Whose Business Are You In?
Parents do it all the time. We watch, worry, analyze, and try to fix. It comes from love, of course. We want our children to be safe, successful, and happy. We don’t like seeing them struggle, make poor choices, or learn lessons the hard way.
But here’s the question worth asking: Where is your energy going?
When your attention is focused almost entirely on what your teen should be doing, thinking, or feeling, it’s easy to lose sight of something just as important—what’s happening inside you.
Every time you micromanage, remind them for the 10th time, overanalyze their decisions, or try to control their emotions, you’ve stepped into their business. Their responsibilities. Their choices. Their learning process.
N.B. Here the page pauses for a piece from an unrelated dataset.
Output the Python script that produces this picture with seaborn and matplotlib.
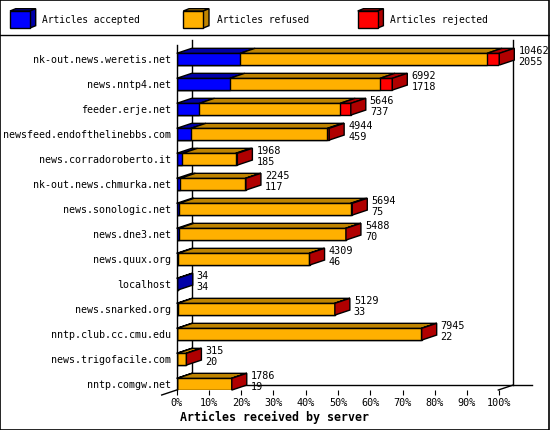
import matplotlib
matplotlib.use("Agg")
import matplotlib.pyplot as plt
from matplotlib.patches import Polygon, Rectangle
from matplotlib.lines import Line2D
import seaborn as sns
import numpy as np

servers = ["nk-out.news.weretis.net", "news.nntp4.net", "feeder.erje.net",
           "newsfeed.endofthelinebbs.com", "news.corradoroberto.it",
           "nk-out.news.chmurka.net", "news.sonologic.net", "news.dne3.net",
           "news.quux.org", "localhost", "news.snarked.org",
           "nntp.club.cc.cmu.edu", "news.trigofacile.com", "nntp.comgw.net"]
totals = [10462, 6992, 5646, 4944, 1968, 2245, 5694, 5488, 4309, 34, 5129, 7945, 315, 1786]
accepted = [2055, 1718, 737, 459, 185, 117, 75, 70, 46, 34, 33, 22, 20, 19]
refused = [8008, 4874, 4563, 4430, 1728, 2113, 5564, 5408, 4251, 0, 5090, 7915, 290, 1760]
rejected = [399, 400, 346, 55, 55, 15, 55, 10, 12, 0, 6, 8, 5, 7]
xticks = [0, 10, 20, 30, 40, 50, 60, 70, 80, 90, 100]
xticklabels = ["0%", "10%", "20%", "30%", "40%", "50%", "60%", "70%", "80%", "90%", "100%"]
series_names = ["Articles accepted", "Articles refused", "Articles rejected"]

face = ["#0000ff", "#ffb000", "#ff0000"]
dark = ["#0000a8", "#bf8400", "#b00000"]

W, H = 550, 430
MONO = "DejaVu Sans Mono"
fig = plt.figure(figsize=(W / 100, H / 100), dpi=100)
fig.patch.set_facecolor("white")

def fx(x):
    return x / W

def fy(y):
    return 1 - y / H

# axes geometry in pixels
ax_l, ax_r, ax_t, ax_b = 176.7, 499.3, 45.0, 390.0
ax = fig.add_axes([fx(ax_l), fy(ax_b), (ax_r - ax_l) / W, (ax_b - ax_t) / H])
ax.set_facecolor("none")
ax.set_zorder(2)

maxtot = max(totals)
acc_p = np.array(accepted) / maxtot * 100
ref_p = np.array(refused) / maxtot * 100
rej_p = np.array(rejected) / maxtot * 100
cum1 = acc_p
cum2 = acc_p + ref_p
cum3 = acc_p + ref_p + rej_p

bw = 0.47
for vals, col in [(cum3, face[2]), (cum2, face[1]), (cum1, face[0])]:
    sns.barplot(x=vals, y=servers, orient="h", color=col, width=bw,
                edgecolor="black", linewidth=1, errorbar=None, saturation=1, ax=ax)

slot_px = 25.0
y_top_i = (ax_t - 59.2) / slot_px
y_bot_i = (ax_b - 59.2) / slot_px
ax.set_xlim(0, 100)
ax.set_ylim(y_bot_i, y_top_i)

dx = 15 / (ax_r - ax_l) * 100
dy = 5 / slot_px

for i in range(len(servers)):
    segs = [(0, cum1[i]), (cum1[i], cum2[i]), (cum2[i], cum3[i])]
    yt = i - bw / 2
    yb = i + bw / 2
    last = 0
    for k, (a, b) in enumerate(segs):
        if b - a <= 0:
            continue
        last = k
        ax.add_patch(Polygon([(a, yt), (b, yt), (b + dx, yt - dy), (a + dx, yt - dy)],
                             closed=True, facecolor=dark[k], edgecolor="black",
                             linewidth=1, clip_on=False, zorder=3))
    T = cum3[i]
    ax.add_patch(Polygon([(T, yt), (T + dx, yt - dy), (T + dx, yb - dy), (T, yb)],
                         closed=True, facecolor=dark[last], edgecolor="black",
                         linewidth=1, clip_on=False, zorder=3))
    ax.annotate(str(totals[i]), xy=(T, i), xytext=(19, 8.5), textcoords="offset pixels",
                ha="left", va="center", fontsize=7.3, family=MONO, annotation_clip=False)
    ax.annotate(str(accepted[i]), xy=(T, i), xytext=(19, -2.5), textcoords="offset pixels",
                ha="left", va="center", fontsize=7.3, family=MONO, annotation_clip=False)

for s in ["top", "right", "bottom"]:
    ax.spines[s].set_visible(False)
ax.spines["left"].set_linewidth(1)
ax.spines["left"].set_color("black")
ax.set_xticks(xticks)
ax.set_xticklabels(xticklabels, family=MONO, fontsize=7.3)
ax.tick_params(axis="x", direction="out", length=3.6, width=0.8, pad=2.5, colors="black")
ax.tick_params(axis="y", length=0, pad=3.8)
for lab in ax.get_yticklabels():
    lab.set_family(MONO)
    lab.set_fontsize(7.2)
ax.set_xlabel("")
ax.set_ylabel("")

def fline(x0, y0, x1, y1, lw=1):
    fig.add_artist(Line2D([fx(x0), fx(x1)], [fy(y0), fy(y1)], color="black",
                          linewidth=lw, transform=fig.transFigure, zorder=1))

# 3D frame lines (behind the axes content)
fline(191.7, 40, 191.7, 385)
fline(513.3, 40, 513.3, 385)
fline(191.7, 385, 531.7, 385)
fline(498.3, 390, 513.3, 385)
fline(161.7, 395, 176.7, 390)

# legend
leg_x = [10, 183.3, 357.7]
txt_x = [42.3, 216.7, 390]
for k in range(3):
    x0 = leg_x[k]
    x1 = x0 + 20
    y0, y1 = 11, 28
    ddx, ddy = 5.7, 2.3
    fig.add_artist(Polygon([(fx(x0), fy(y0)), (fx(x1), fy(y0)), (fx(x1 + ddx), fy(y0 - ddy)),
                            (fx(x0 + ddx), fy(y0 - ddy))], closed=True, facecolor=dark[k],
                           edgecolor="black", linewidth=1, transform=fig.transFigure))
    fig.add_artist(Polygon([(fx(x1), fy(y0)), (fx(x1 + ddx), fy(y0 - ddy)),
                            (fx(x1 + ddx), fy(y1 - ddy)), (fx(x1), fy(y1))], closed=True,
                           facecolor=dark[k], edgecolor="black", linewidth=1,
                           transform=fig.transFigure))
    fig.add_artist(Rectangle((fx(x0), fy(y1)), (x1 - x0) / W, (y1 - y0) / H,
                             facecolor=face[k], edgecolor="black", linewidth=1,
                             transform=fig.transFigure))
    fig.text(fx(txt_x[k]), fy(20), series_names[k], ha="left", va="center",
             fontsize=6.9, family=MONO)

fline(0, 35, 550, 35)
fig.text(fx(180), fy(417), "Articles received by server", ha="left", va="center",
         fontsize=8.4, family=MONO, fontweight="bold")
fig.add_artist(Rectangle((0.0005, 0.001), 0.998, 0.998, facecolor="none",
                         edgecolor="black", linewidth=1.2, transform=fig.transFigure))

fig.savefig("out.png", dpi=100)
And while you’re busy managing their business, who is taking care of yours? Consider how this plays out with a 13-year-old navigating big emotions, just as much as with an older teen.
Where Your Business Actually Begins
How to Stop Micromanaging Your Teenager, One Reaction at a Time
Your business is everything you have control over: your attitude, tone of voice, and expectations. Your patience, boundaries, and reactions. Your willingness to listen before you speak. Your ability to stay calm when your teen isn’t.
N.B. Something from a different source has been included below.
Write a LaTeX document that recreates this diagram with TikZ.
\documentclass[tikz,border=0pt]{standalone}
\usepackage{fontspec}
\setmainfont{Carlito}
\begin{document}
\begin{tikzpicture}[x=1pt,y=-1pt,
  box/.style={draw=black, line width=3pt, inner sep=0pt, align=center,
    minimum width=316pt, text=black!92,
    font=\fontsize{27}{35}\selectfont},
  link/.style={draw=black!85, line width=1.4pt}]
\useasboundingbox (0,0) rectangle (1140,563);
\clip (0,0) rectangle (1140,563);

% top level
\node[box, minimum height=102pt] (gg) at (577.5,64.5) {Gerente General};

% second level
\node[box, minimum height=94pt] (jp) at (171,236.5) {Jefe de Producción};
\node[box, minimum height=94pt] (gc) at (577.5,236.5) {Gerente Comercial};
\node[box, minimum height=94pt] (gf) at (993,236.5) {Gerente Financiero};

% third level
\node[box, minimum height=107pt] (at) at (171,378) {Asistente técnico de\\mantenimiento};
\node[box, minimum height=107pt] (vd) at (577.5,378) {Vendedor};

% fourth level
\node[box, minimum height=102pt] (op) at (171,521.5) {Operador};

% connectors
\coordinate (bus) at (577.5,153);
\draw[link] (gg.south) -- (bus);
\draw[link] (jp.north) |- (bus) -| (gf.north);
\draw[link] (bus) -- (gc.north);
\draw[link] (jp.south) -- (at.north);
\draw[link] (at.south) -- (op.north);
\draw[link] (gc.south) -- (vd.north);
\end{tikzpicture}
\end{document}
That’s where your greatest influence lies.
Many parents believe that worrying more means caring more. It doesn’t. What it does is tempt us to overfunction—to do for our children what they must learn to do for themselves. Ironically, the harder we try to manage outcomes, the less opportunity they have to develop responsibility, confidence, and resilience.
Growing up requires practice. Practice includes mistakes.
When parents constantly rescue, remind, or regulate every situation, teens miss valuable opportunities to experience consequences, solve problems, and discover that they’re more capable than they realized. This is the same distinction the Child Mind Institute draws between genuine support and enabling.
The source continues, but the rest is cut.